(Collected data)
+++
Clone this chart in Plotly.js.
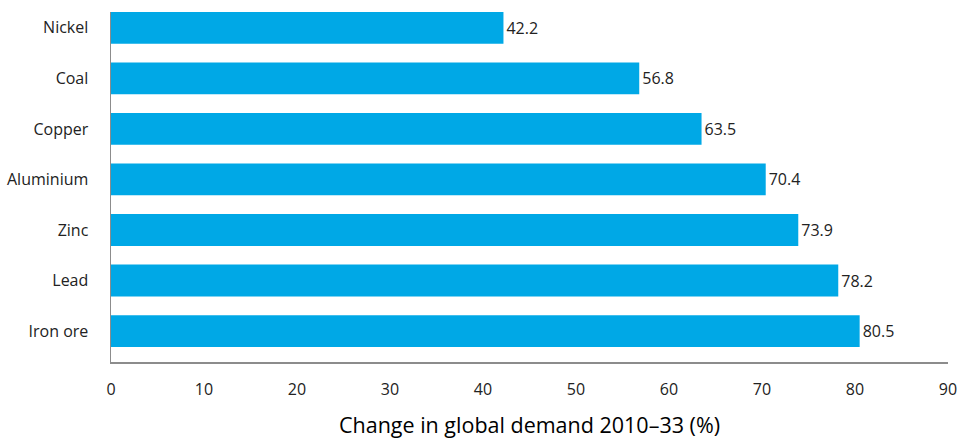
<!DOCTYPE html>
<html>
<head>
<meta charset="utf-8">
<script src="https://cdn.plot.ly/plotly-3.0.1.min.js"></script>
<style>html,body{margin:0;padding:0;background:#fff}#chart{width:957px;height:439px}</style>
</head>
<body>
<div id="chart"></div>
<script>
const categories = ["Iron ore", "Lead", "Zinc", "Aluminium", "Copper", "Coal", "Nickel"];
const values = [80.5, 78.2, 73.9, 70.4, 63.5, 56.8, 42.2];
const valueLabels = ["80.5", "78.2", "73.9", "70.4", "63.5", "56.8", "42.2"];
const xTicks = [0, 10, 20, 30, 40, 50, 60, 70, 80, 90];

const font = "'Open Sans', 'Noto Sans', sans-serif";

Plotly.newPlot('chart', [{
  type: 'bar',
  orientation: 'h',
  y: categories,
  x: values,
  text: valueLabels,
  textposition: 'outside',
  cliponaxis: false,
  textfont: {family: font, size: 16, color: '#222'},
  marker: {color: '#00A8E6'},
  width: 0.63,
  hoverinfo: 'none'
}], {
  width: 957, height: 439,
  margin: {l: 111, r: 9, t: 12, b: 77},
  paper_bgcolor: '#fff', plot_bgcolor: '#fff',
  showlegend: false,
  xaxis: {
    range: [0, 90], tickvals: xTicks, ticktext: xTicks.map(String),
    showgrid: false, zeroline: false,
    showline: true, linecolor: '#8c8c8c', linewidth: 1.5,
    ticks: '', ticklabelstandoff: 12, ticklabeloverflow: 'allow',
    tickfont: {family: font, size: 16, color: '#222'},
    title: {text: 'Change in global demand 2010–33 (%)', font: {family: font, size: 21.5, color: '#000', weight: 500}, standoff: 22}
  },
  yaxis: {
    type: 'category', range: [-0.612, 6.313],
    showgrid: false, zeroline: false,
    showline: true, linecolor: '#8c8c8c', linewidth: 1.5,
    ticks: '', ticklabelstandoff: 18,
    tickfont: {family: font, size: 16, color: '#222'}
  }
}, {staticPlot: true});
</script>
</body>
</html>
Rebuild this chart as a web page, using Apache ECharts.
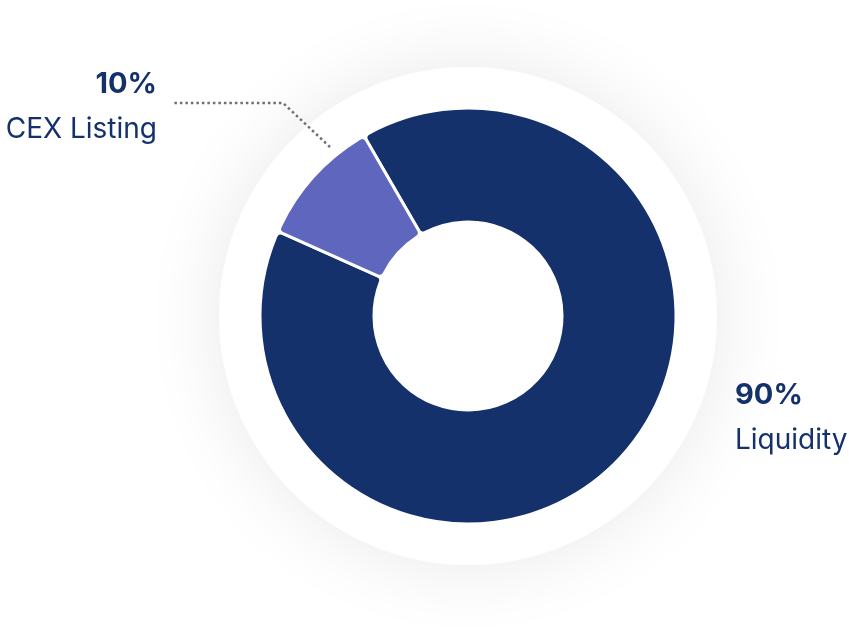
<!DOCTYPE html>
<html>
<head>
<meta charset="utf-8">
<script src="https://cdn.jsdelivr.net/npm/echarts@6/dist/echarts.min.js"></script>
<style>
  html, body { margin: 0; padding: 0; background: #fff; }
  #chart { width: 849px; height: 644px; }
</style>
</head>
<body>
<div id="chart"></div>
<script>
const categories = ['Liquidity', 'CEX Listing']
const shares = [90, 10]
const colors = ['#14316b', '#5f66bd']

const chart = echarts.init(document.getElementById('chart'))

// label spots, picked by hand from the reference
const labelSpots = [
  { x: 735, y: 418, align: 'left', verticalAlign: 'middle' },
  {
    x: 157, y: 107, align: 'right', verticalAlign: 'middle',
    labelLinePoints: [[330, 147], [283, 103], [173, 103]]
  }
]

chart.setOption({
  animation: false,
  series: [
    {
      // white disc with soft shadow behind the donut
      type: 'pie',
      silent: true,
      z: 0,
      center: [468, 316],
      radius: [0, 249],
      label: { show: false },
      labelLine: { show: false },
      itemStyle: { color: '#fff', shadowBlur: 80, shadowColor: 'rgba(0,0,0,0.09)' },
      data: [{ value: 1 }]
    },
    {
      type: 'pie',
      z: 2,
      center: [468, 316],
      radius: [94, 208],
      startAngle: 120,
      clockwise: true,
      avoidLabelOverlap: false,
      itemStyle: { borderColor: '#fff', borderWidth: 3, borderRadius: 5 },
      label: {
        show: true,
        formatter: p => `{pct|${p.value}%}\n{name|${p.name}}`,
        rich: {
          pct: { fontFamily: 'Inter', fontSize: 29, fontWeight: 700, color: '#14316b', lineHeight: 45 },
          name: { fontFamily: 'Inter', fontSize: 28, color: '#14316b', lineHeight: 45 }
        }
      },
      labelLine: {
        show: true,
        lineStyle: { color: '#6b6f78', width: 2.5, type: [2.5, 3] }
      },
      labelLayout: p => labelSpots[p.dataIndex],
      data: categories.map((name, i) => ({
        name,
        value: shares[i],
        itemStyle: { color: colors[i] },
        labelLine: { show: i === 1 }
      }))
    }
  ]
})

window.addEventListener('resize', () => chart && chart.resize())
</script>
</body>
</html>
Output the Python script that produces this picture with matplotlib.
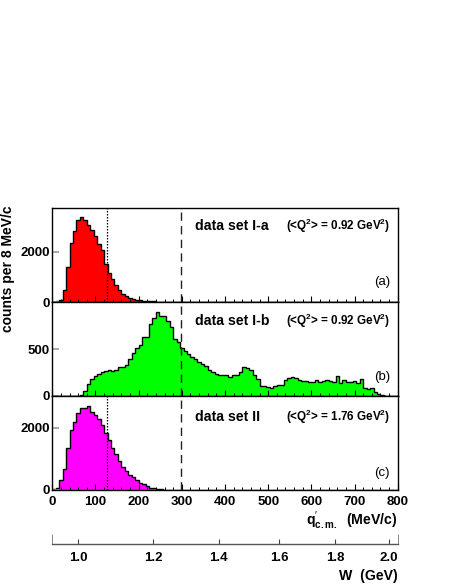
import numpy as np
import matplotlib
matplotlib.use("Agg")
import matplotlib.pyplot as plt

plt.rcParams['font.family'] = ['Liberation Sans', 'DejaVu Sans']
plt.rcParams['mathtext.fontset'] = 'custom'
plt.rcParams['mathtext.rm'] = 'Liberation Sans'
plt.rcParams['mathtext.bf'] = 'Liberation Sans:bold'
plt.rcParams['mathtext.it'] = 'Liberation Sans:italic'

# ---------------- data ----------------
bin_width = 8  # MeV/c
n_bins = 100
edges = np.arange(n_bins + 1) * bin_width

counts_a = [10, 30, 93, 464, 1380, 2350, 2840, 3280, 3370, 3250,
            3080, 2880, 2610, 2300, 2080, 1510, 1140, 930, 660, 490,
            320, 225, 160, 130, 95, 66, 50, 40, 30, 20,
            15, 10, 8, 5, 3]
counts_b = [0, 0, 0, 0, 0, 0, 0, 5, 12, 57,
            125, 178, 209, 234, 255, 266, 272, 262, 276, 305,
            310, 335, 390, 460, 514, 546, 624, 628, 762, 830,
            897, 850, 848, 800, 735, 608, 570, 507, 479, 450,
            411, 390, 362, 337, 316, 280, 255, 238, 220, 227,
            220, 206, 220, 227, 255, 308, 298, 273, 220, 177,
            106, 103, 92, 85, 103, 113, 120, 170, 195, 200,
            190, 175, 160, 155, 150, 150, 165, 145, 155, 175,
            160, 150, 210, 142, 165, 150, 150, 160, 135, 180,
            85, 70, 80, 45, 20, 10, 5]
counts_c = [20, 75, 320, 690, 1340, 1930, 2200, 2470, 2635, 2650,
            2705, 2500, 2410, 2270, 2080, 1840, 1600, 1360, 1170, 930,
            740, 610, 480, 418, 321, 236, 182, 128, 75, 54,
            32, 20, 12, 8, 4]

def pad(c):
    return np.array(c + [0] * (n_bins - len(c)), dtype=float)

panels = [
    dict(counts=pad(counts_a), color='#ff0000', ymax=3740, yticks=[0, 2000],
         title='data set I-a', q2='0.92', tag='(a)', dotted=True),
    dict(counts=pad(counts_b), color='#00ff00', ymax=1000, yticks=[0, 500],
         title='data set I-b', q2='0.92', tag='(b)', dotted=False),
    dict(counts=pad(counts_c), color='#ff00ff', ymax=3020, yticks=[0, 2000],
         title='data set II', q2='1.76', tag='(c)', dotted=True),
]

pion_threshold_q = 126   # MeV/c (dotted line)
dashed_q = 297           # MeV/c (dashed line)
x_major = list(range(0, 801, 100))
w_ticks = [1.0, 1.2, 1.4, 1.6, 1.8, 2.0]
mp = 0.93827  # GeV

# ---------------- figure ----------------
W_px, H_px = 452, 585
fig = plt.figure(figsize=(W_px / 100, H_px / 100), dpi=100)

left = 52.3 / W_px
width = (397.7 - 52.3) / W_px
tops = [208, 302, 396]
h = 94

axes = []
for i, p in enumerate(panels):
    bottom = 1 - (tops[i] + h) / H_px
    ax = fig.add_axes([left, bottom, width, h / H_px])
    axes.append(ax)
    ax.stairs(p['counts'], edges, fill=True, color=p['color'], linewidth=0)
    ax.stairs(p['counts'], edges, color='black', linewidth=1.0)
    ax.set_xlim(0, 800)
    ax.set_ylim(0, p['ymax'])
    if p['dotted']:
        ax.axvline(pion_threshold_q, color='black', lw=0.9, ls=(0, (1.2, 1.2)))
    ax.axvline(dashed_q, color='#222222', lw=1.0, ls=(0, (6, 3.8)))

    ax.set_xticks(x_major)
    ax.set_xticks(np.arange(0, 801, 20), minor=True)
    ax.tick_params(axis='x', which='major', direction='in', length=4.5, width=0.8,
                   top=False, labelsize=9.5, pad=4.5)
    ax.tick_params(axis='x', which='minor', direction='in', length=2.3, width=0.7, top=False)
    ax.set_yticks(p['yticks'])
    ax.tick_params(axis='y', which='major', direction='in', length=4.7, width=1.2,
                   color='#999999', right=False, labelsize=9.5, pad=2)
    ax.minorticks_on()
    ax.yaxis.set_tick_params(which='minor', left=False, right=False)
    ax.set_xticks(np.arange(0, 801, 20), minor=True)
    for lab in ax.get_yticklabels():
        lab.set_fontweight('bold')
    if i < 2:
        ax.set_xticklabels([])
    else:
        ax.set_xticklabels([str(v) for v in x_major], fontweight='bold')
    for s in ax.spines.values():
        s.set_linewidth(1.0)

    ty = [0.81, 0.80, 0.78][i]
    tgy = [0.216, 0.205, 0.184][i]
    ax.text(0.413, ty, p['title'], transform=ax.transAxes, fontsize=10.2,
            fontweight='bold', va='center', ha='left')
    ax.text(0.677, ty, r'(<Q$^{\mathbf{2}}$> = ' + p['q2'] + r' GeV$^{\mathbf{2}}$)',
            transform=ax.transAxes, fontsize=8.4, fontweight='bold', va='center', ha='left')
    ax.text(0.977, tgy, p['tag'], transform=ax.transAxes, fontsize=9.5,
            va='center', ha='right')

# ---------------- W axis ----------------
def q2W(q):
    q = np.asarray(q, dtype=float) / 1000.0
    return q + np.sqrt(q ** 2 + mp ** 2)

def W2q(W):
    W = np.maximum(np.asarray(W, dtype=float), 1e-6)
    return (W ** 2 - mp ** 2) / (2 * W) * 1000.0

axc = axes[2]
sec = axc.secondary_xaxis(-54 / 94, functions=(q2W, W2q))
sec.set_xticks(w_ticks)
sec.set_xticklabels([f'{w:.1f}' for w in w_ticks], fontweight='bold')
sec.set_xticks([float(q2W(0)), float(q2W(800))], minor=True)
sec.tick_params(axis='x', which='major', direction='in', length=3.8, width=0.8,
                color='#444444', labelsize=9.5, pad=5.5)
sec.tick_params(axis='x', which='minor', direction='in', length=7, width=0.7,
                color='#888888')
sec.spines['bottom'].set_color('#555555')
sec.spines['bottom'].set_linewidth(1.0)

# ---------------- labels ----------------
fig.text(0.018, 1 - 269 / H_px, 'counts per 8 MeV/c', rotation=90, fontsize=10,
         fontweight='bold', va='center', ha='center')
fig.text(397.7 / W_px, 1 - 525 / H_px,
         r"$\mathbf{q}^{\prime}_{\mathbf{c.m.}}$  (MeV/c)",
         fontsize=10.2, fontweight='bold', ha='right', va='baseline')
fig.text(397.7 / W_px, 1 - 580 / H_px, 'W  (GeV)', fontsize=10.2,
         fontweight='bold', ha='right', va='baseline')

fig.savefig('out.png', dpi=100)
+++
* _Task goal_
Without any pictures, set down the lines from the one holding "Output the Python" through the one holding "edges = np.arange(n_bins + 1) * bin_width".

* _Full solution_
Output the Python script that produces this picture with matplotlib.
import numpy as np
import matplotlib
matplotlib.use("Agg")
import matplotlib.pyplot as plt

plt.rcParams['font.family'] = ['Liberation Sans', 'DejaVu Sans']
plt.rcParams['mathtext.fontset'] = 'custom'
plt.rcParams['mathtext.rm'] = 'Liberation Sans'
plt.rcParams['mathtext.bf'] = 'Liberation Sans:bold'
plt.rcParams['mathtext.it'] = 'Liberation Sans:italic'

# ---------------- data ----------------
bin_width = 8  # MeV/c
n_bins = 100
edges = np.arange(n_bins + 1) * bin_width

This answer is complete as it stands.